The human emotion can be expressed and inferred through various modalities such as voice, facial expression, body gesture, and various physiological indices [1]-[3]. It is known that using multiple modalities can improve emotion recognition performance [2]-[6]. However, how to make full use of the multimodal information to implement emotion recognition is still a challenging problem [2]-[6].

In the past few decades, there have been a lot of studies on multimodal emotion recognition [3][15]. However, most of them have been focused on multimodal discrete emotion recognition [9][10]. However, the discrete categorical representation of emotion could neither distinguish the subtle difference of the emotion nor describe the evolvement of the emotion [1]. In order to overcome these shortcomings, more attention has recently been focused on continuous dimensional emotion recognition . Especially, since 2012, multimodal continuous dimensional emotion recognition has always been a major task in the Audio-Visual Emotion recognition Challenge (AVEC) [11]-[15].This has greatly boosted the development of multimodal continuous dimensional recognition in various aspect such as feature extraction, feature fusion and recognition method.

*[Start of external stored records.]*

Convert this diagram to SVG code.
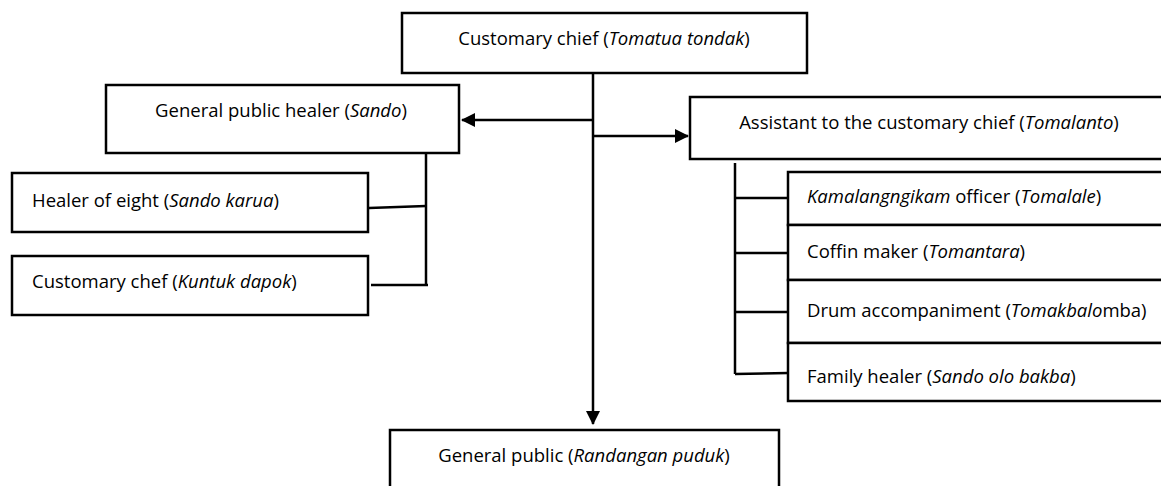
<svg xmlns="http://www.w3.org/2000/svg" width="1161" height="486" viewBox="0 0 1161 486">
<style>
.box{fill:#fff;stroke:#000;stroke-width:2.5}
.ln{fill:none;stroke:#000;stroke-width:2.5}
text{font-family:"Open Sans","Liberation Sans",sans-serif;font-size:18.5px;fill:#000}
.c{text-anchor:middle}
</style>
<defs>
<marker id="ah" markerWidth="14" markerHeight="14" viewBox="0 0 14 14" refX="13" refY="7" orient="auto" markerUnits="userSpaceOnUse">
<path d="M0,0 L14,7 L0,14 Z" fill="#000"/>
</marker>
</defs>
<g id="connectors">
<path class="ln" d="M593,73 V424" marker-end="url(#ah)"/>
<path class="ln" d="M593,120 H462" marker-end="url(#ah)"/>
<path class="ln" d="M593,136 H688" marker-end="url(#ah)"/>
<path class="ln" d="M426,153 V285"/>
<path class="ln" d="M369,208 L426,206"/>
<path class="ln" d="M371,285 H428"/>
<path class="ln" d="M735,163 V374"/>
<path class="ln" d="M735,198 H788"/>
<path class="ln" d="M735,253 H788"/>
<path class="ln" d="M734,312 H788"/>
<path class="ln" d="M735,374 L788,373"/>
</g>
<g id="chief">
<rect class="box" x="402" y="13" width="405" height="60"/>
<text class="c" x="604" y="45">Customary chief (<tspan font-style="italic">Tomatua tondak</tspan>)</text>
</g>
<g id="sando">
<rect class="box" x="106" y="85" width="353" height="68"/>
<text class="c" x="281" y="117">General public healer (<tspan font-style="italic">Sando</tspan>)</text>
</g>
<g id="assistant">
<rect class="box" x="690" y="97" width="475" height="62"/>
<text class="c" x="929" y="129">Assistant to the customary chief (<tspan font-style="italic">Tomalanto</tspan>)</text>
</g>
<g id="healer-eight">
<rect class="box" x="12" y="173" width="356" height="59"/>
<text x="32" y="207">Healer of eight (<tspan font-style="italic">Sando karua</tspan>)</text>
</g>
<g id="chef">
<rect class="box" x="12" y="256" width="356" height="59"/>
<text x="32" y="288">Customary chef (<tspan font-style="italic">Kuntuk dapok</tspan>)</text>
</g>
<g id="kamal">
<rect class="box" x="788" y="172" width="377" height="53"/>
<text x="807" y="203"><tspan font-style="italic">Kamalangngikam</tspan> officer (<tspan font-style="italic">Tomalale</tspan>)</text>
</g>
<g id="coffin">
<rect class="box" x="788" y="225" width="377" height="55"/>
<text x="807" y="258">Coffin maker (<tspan font-style="italic">Tomantara</tspan>)</text>
</g>
<g id="drum">
<rect class="box" x="788" y="280" width="377" height="63"/>
<text x="807" y="317">Drum accompaniment (<tspan font-style="italic">Tomakbalo</tspan>mba)</text>
</g>
<g id="family">
<rect class="box" x="788" y="343" width="377" height="58"/>
<text x="807" y="383">Family healer (<tspan font-style="italic">Sando olo bakba</tspan>)</text>
</g>
<g id="public">
<rect class="box" x="390" y="430" width="389" height="70"/>
<text class="c" x="584" y="462">General public (<tspan font-style="italic">Randangan puduk</tspan>)</text>
</g>
</svg>
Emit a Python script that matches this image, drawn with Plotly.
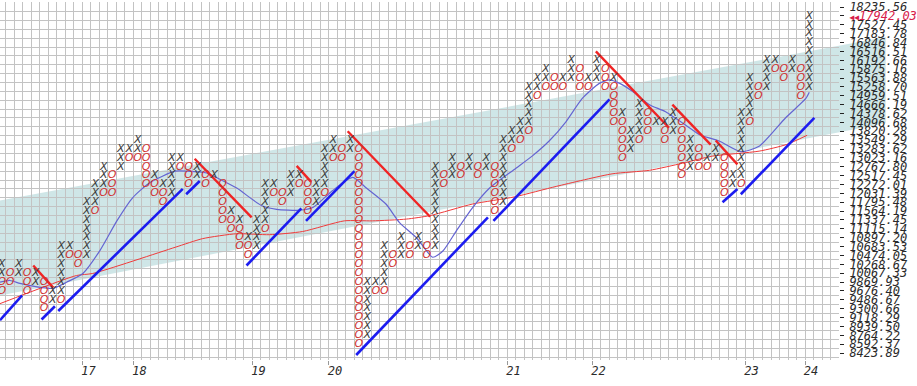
import plotly.graph_objects as go

# ---------------- data ----------------
# Point & Figure columns: bottom box row and symbols from bottom to top
col_start = [7, 8, 9, 7, 8, 5, 6, 6, 11, 10,
             11, 16, 18, 18, 21, 22, 22, 19, 18, 17,
             18, 21, 19, 20, 19, 20, 15, 14, 12, 11,
             12, 14, 18, 17, 18, 19, 16, 17, 18, 22,
             22, 23, 1, 2, 7, 7, 10, 11, 11, 12,
             11, 12, 19, 20, 20, 21, 20, 21, 16, 17,
             23, 24, 25, 29, 30, 30, 30, 31, 30, 30,
             31, 30, 26, 22, 23, 24, 25, 26, 24, 25,
             20, 21, 21, 21, 22, 18, 19, 19, 26, 29,
             30, 32, 31, 32, 29, 30]
col_marks = ["OOXX", "OO", "XX", "OOO", "XX", "OOOO", "XX", "OXXXXXX", "OX", "OO",
             "XXXXXXX", "OXXX", "OXXX", "OOO", "XXX", "OX", "OXX", "OOOOO", "OOX", "OOX",
             "XXXXX", "OX", "OOO", "XX", "OO", "X", "OOOOO", "OOX", "OOOX", "OOX",
             "XXXX", "OXXXXX", "OX", "OO", "XXX", "OX", "OOOO", "XXX", "OXXXXX", "OXX",
             "OO", "XX", "OOOOOOOOOOOOOOOOOOOOOOO", "XXXXXXX", "OX", "OXXXXX", "OO", "XXX", "OO", "XX",
             "OO", "XXXXXXXXXX", "OO", "XXX", "OO", "XX", "OO", "XX", "OOOOOO", "XXXXXXXX",
             "OXX", "OXX", "OXXXXX", "OXX", "OXX", "OO", "OX", "XXX", "OOO", "OX",
             "XXX", "OOO", "OOOOOX", "OOOOOX", "XXX", "OXXXX", "OOO", "X", "OOX", "XXX",
             "OOOOOOO", "XXXX", "OOO", "OX", "XX", "OOOOO", "XX", "OXXXXXXXX", "OXXXXX", "OO",
             "XXXX", "OX", "OO", "XX", "OOOO", "XXXXXXXXX"]

# box price levels (2% boxes), bottom row 0 .. top row 39
price_labels = ["8423.89", "8592.37", "8764.22", "8939.50", "9118.29", "9300.66", "9486.67",
                "9676.40", "9869.93", "10067.33", "10268.67", "10474.05", "10683.53", "10897.20",
                "11115.14", "11337.45", "11564.19", "11795.48", "12031.39", "12272.01", "12517.45",
                "12767.80", "13023.16", "13283.62", "13549.29", "13820.28", "14096.68", "14378.62",
                "14666.19", "14959.51", "15258.70", "15563.88", "15875.16", "16192.66", "16516.51",
                "16846.84", "17183.78", "17527.45", "17942.03", "18235.56"]
current_row = 38

year_labels = ["17", "18", "19", "20", "21", "22", "23", "24"]
year_cols = [9.5, 15.5, 29.5, 38.5, 59.5, 69.5, 87.5, 94.5]

# long moving average (red) and short moving average (slate blue), in (column, box row)
ma_long_cols = [-0.2, 8.8, 10.7, 20.4, 23.65, 27.65, 31.5, 35.4, 40.3, 43.6, 47.6, 50.4, 55.4,
                60.3, 65.3, 71.8, 76.2, 80.1, 83.6, 89.1, 92.3, 94.75]
ma_long_rows = [5.57, 8.74, 8.97, 11.92, 12.9, 13.45, 13.34, 13.7, 14.9, 14.9, 15.1, 15.5, 16.8,
                17.6, 18.8, 20.2, 20.6, 21.4, 22.2, 22.76, 23.5, 24.55]
ma_short_cols = [-0.2, 0.98, 2.15, 3.68, 6.0, 7.67, 9.55, 11.55, 13.55, 15.4, 17.4, 20.4, 21.8,
                 24.1, 25.65, 27.65, 30.6, 32.35, 35.05, 36.6, 38.9, 41.3, 42.9, 45.2, 46.8, 48.8,
                 50.7, 51.9, 53.5, 55.4, 57.4, 60.3, 62.4, 64.4, 66.4, 68.3, 70.3, 71.5, 72.7,
                 74.2, 76.2, 78.1, 81.2, 82.1, 84.4, 86.96, 89.1, 92.2, 94.6, 95.0]
ma_short_rows = [8.0, 8.18, 7.85, 7.54, 7.29, 8.0, 8.97, 11.55, 14.9, 17.5, 19.2, 20.5, 20.5,
                 20.3, 19.6, 18.6, 16.6, 16.2, 16.1, 16.4, 18.3, 19.8, 18.6, 16.8, 14.7, 13.0,
                 10.8, 11.5, 13.8, 16.4, 18.6, 20.7, 22.2, 23.9, 26.1, 28.7, 30.4, 30.8, 30.4,
                 29.5, 28.0, 27.2, 25.2, 24.6, 23.9, 22.7, 23.3, 26.5, 28.7, 29.4]

# trend lines: (col0, row0, col1, row1)
support_lines = [(-0.2, 3.7, 2.4, 6.5), (4.69, 3.78, 6.26, 5.27), (6.65, 4.74, 21.3, 18.5),
                 (21.7, 17.9, 23.3, 19.4), (28.8, 9.87, 35.25, 16.3), (35.8, 14.9, 41.5, 20.5),
                 (41.7, -0.22, 57.2, 15.3), (57.85, 14.9, 71.5, 28.6), (84.8, 17.0, 86.55, 18.5),
                 (86.95, 17.9, 95.6, 26.5)]
resistance_lines = [(3.71, 9.87, 6.06, 7.37), (22.7, 21.9, 29.4, 15.3), (34.7, 21.1, 36.4, 19.3),
                    (40.7, 25.0, 50.4, 15.36), (69.9, 34.0, 78.5, 25.4), (78.9, 28.0, 83.4, 23.5),
                    (84.0, 23.96, 86.55, 21.27)]

# regression channel (columns and box rows of its edges)
band_cols = [-0.2, 104.0]
band_upper = [17.2, 35.62]
band_lower = [6.5, 25.9]

X_RANGE = [-0.2, 98.5]
Y_RANGE = [-0.785, 39.574]

# ---------------- build ----------------
xs_x, xs_y, os_x, os_y = [], [], [], []
for c, (s, m) in enumerate(zip(col_start, col_marks)):
    for k, ch in enumerate(m):
        if ch == "X":
            xs_x.append(c); xs_y.append(s + k)
        elif ch == "O":
            os_x.append(c); os_y.append(s + k)

def seg(lines):
    xx, yy = [], []
    for x0, y0, x1, y1 in lines:
        xx += [x0, x1, None]
        yy += [y0, y1, None]
    return xx, yy

def to_px(c):
    return (c - X_RANGE[0]) / (X_RANGE[1] - X_RANGE[0])

def to_py(r):
    return (r - Y_RANGE[0]) / (Y_RANGE[1] - Y_RANGE[0])

fig = go.Figure()

path = (f"M{to_px(band_cols[0])},{to_py(band_upper[0])} "
        f"L{to_px(band_cols[1])},{to_py(band_upper[1])} "
        f"L{to_px(band_cols[1])},{to_py(band_lower[1])} "
        f"L{to_px(band_cols[0])},{to_py(band_lower[0])} Z")
fig.add_shape(type="path", path=path, xref="paper", yref="paper",
              fillcolor="rgba(140,196,198,0.42)", line_width=0, layer="below")

# lines on the grid axes (x, y)
fig.add_trace(go.Scatter(x=ma_long_cols, y=ma_long_rows, mode="lines", hoverinfo="skip",
                         line=dict(color="#f03a3a", width=1, shape="spline", smoothing=0.6)))
fig.add_trace(go.Scatter(x=ma_short_cols, y=ma_short_rows, mode="lines", hoverinfo="skip",
                         line=dict(color="#6464d2", width=1.2, shape="spline", smoothing=0.6)))
sx, sy = seg(support_lines)
fig.add_trace(go.Scatter(x=sx, y=sy, mode="lines", hoverinfo="skip",
                         line=dict(color="#1c1cf0", width=2.6)))
rx, ry = seg(resistance_lines)
fig.add_trace(go.Scatter(x=rx, y=ry, mode="lines", hoverinfo="skip",
                         line=dict(color="#f02424", width=2.4)))

# boxes on the labelled axes (x2, y2) drawn on top
fig.add_trace(go.Scatter(x=xs_x, y=xs_y, mode="text", text=["X"] * len(xs_x),
                         textposition="middle center", xaxis="x2", yaxis="y2", hoverinfo="skip",
                         textfont=dict(family="DejaVu Sans", size=11, color="#3c3c3c", style="italic")))
fig.add_trace(go.Scatter(x=os_x, y=os_y, mode="text", text=["O"] * len(os_x),
                         textposition="middle center", xaxis="x2", yaxis="y2", hoverinfo="skip",
                         textfont=dict(family="DejaVu Sans", size=11, color="#d03030", style="italic")))

ticktext = []
for i, lab in enumerate(price_labels):
    if i == current_row:
        ticktext.append('<span style="color:#d8204a"><span style="font-size:8px">◀◀</span>'
                        + lab + '</span>')
    else:
        ticktext.append(lab)

label_font = dict(family="DejaVu Sans Mono", size=12, color="#2a2a2a", style="italic")
grid_color = "#c3c3c3"

fig.update_layout(
    width=917, height=386, autosize=False,
    margin=dict(l=0, r=77, t=0, b=26),
    paper_bgcolor="white", plot_bgcolor="rgba(0,0,0,0)",
    showlegend=False,
    # grid-only axes (box boundaries)
    xaxis=dict(range=X_RANGE, tick0=-0.5, dtick=1, showticklabels=False, ticks="",
               showgrid=True, gridcolor=grid_color, gridwidth=1, zeroline=False, showline=False),
    yaxis=dict(range=Y_RANGE, tick0=-0.5, dtick=1, showticklabels=False, ticks="",
               showgrid=True, gridcolor=grid_color, gridwidth=1, zeroline=False, showline=False),
    # labelled axes
    xaxis2=dict(range=X_RANGE, overlaying="x", anchor="y2", side="bottom",
                tickmode="array", tickvals=year_cols, ticktext=year_labels,
                ticks="outside", ticklen=4, tickcolor="#999", tickfont=label_font,
                ticklabelstandoff=-4, ticklabelshift=6,
                showgrid=False, zeroline=False, showline=False),
    yaxis2=dict(range=Y_RANGE, overlaying="y", anchor="x2", side="right",
                tickmode="array", tickvals=list(range(len(price_labels))),
                ticktext=ticktext, ticks="outside", ticklen=4, tickcolor="#222",
                tickfont=label_font, ticklabelstandoff=3, ticklabeloverflow="allow",
                showgrid=False, zeroline=False, showline=False),
)

fig.write_html("out.html")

What was of interest to us was the feature fusion. In general, the fusion methods used in multimodal continuous dimensional emotion recognition can be divided into feature level, decision level, model level fusion, and mixed approaches [1][7].

For feature level fusion, the information from multiple modalities is combined to generate the recognition feature [1][7]. The simplest method is to construct a joint feature as the input of a regression model by concatenating the features from all modalities [1][7][11][16]-[19].

Additionally, many other feature-level fusion strategies have been proposed. Eyben et al. [16] proposed a string-based audiovisual fusion method based on the simple feature level fusion idea to fuse audiovisual behavior events such as head gestures, facial action unit, laughter and sighs. Soladié et al. [17] proposed a radial basis function (RBF) system, in which the fusion of the input relevant features was implemented via the k-mean clustering algorithm to generate a set of representative samples.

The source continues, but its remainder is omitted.